Just like in the aftermath of the revolution, the city is divided between the Tripolitan armed groups, the Misrata and Zintan forces: each has its own neighbourhood, trade and emblems, which are displayed on the hoods of 4×4s. “Being ordered by an ignorant mountain dweller from Zintan to make a diversion because such and such a road is blocked, even though it’s my neighbourhood, my town, is unbearable,” says a well-to-do young businessman.

Passing through Tripoli, Aymen al-Saïd, the Zintani, and Abdelmoutaleb Mohamed, the Misrati, are not happy with what they see. They are both in their 30s and are former soldiers. Between them, they have taken part in almost every war since the revolution, sometimes side by side or face to face. Today, they have laid down their arms to enrol in a retraining programme run by the NGO Super Novae, which is funded by France and the European Union (EU).

We were used. We were told to take up arms and so we went.

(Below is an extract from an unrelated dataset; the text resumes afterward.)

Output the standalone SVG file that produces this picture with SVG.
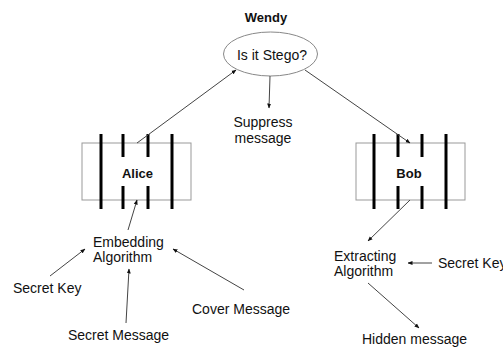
<svg xmlns="http://www.w3.org/2000/svg" width="503" height="352" viewBox="0 0 503 352">
  <style>
    .lbl { font-family: "Liberation Sans", Arial, sans-serif; font-size: 14px; fill: #111; }
    .bold { font-family: "Liberation Sans", Arial, sans-serif; font-size: 13px; font-weight: bold; fill: #111; }
    .box { fill: #fff; stroke: #999; stroke-width: 1; }
    .bar { stroke: #000; stroke-width: 3; }
    .edge { stroke: #444; stroke-width: 1; fill: none; marker-end: url(#tip); }
  </style>
  <defs>
    <marker id="tip" viewBox="0 0 10 10" refX="9" refY="5" markerWidth="5" markerHeight="5" markerUnits="userSpaceOnUse" orient="auto">
      <path d="M0,1 L10,5 L0,9 z" fill="#111"/>
    </marker>
  </defs>
  <rect width="503" height="352" fill="#fff"/>

  <!-- Wendy (warden) -->
  <g id="wendy">
    <text class="bold" x="266" y="22" text-anchor="middle">Wendy</text>
    <ellipse cx="270.5" cy="54" rx="47" ry="22" fill="#fff" stroke="#888" stroke-width="1"/>
    <text class="lbl" x="272" y="60" text-anchor="middle">Is it Stego?</text>
  </g>

  <g id="suppress">
    <text class="lbl" x="263" y="127" text-anchor="middle">Suppress</text>
    <text class="lbl" x="263" y="143" text-anchor="middle">message</text>
  </g>

  <!-- Alice -->
  <g id="alice">
    <rect class="box" x="82" y="143" width="109" height="57"/>
    <line class="bar" x1="101" y1="134" x2="101" y2="209"/>
    <line class="bar" x1="172" y1="134" x2="172" y2="209"/>
    <line class="bar" x1="123" y1="134" x2="123" y2="157"/>
    <line class="bar" x1="123" y1="186" x2="123" y2="209"/>
    <line class="bar" x1="148" y1="134" x2="148" y2="157"/>
    <line class="bar" x1="148" y1="186" x2="148" y2="209"/>
    <text class="bold" x="137.5" y="178" text-anchor="middle">Alice</text>
  </g>

  <!-- Bob -->
  <g id="bob">
    <rect class="box" x="356" y="143" width="109" height="57"/>
    <line class="bar" x1="374" y1="134" x2="374" y2="209"/>
    <line class="bar" x1="446" y1="134" x2="446" y2="209"/>
    <line class="bar" x1="398" y1="134" x2="398" y2="157"/>
    <line class="bar" x1="398" y1="186" x2="398" y2="209"/>
    <line class="bar" x1="422" y1="134" x2="422" y2="157"/>
    <line class="bar" x1="422" y1="186" x2="422" y2="209"/>
    <text class="bold" x="409" y="178" text-anchor="middle">Bob</text>
  </g>

  <g id="embedding">
    <text class="lbl" x="93" y="247">Embedding</text>
    <text class="lbl" x="93" y="262">Algorithm</text>
  </g>
  <g id="secret-key-left">
    <text class="lbl" x="13" y="293">Secret Key</text>
  </g>
  <g id="secret-message">
    <text class="lbl" x="68" y="340">Secret Message</text>
  </g>
  <g id="cover-message">
    <text class="lbl" x="192" y="314">Cover Message</text>
  </g>

  <g id="extracting">
    <text class="lbl" x="334" y="261">Extracting</text>
    <text class="lbl" x="334" y="276">Algorithm</text>
  </g>
  <g id="secret-key-right">
    <text class="lbl" x="438" y="268">Secret Key</text>
  </g>
  <g id="hidden-message">
    <text class="lbl" x="362" y="344">Hidden message</text>
  </g>

  <!-- connectors -->
  <g id="connectors">
    <line class="edge" x1="137" y1="143" x2="236" y2="70"/>
    <line class="edge" x1="270" y1="76" x2="269" y2="108"/>
    <line class="edge" x1="305" y1="70" x2="410" y2="143"/>
    <line class="edge" x1="128" y1="230" x2="137" y2="200"/>
    <line class="edge" x1="410" y1="200" x2="368" y2="241"/>
    <line class="edge" x1="50" y1="276" x2="85" y2="249"/>
    <line class="edge" x1="126" y1="323" x2="129" y2="269"/>
    <line class="edge" x1="244" y1="290" x2="173" y2="249"/>
    <line class="edge" x1="432" y1="263" x2="408" y2="263"/>
    <line class="edge" x1="368" y1="283" x2="419" y2="328"/>
  </g>
</svg>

It was fair to fight against Gaddafi and IS in Sirte, but when it was to shoot our Libyan brothers, who was it for?” says Abdelmoutaleb. Aymen, for his part, is pleased that he managed to convince his younger brother not to take part in the 2019 war on Haftar’s side, but for the rest, he has few illusions.

“I lost a leg in 2014. It has been seven years and no state official has come to offer me anything.”

Both married, they still want to believe that the upcoming elections will help Libya turn the page. For the sake of their children’s future.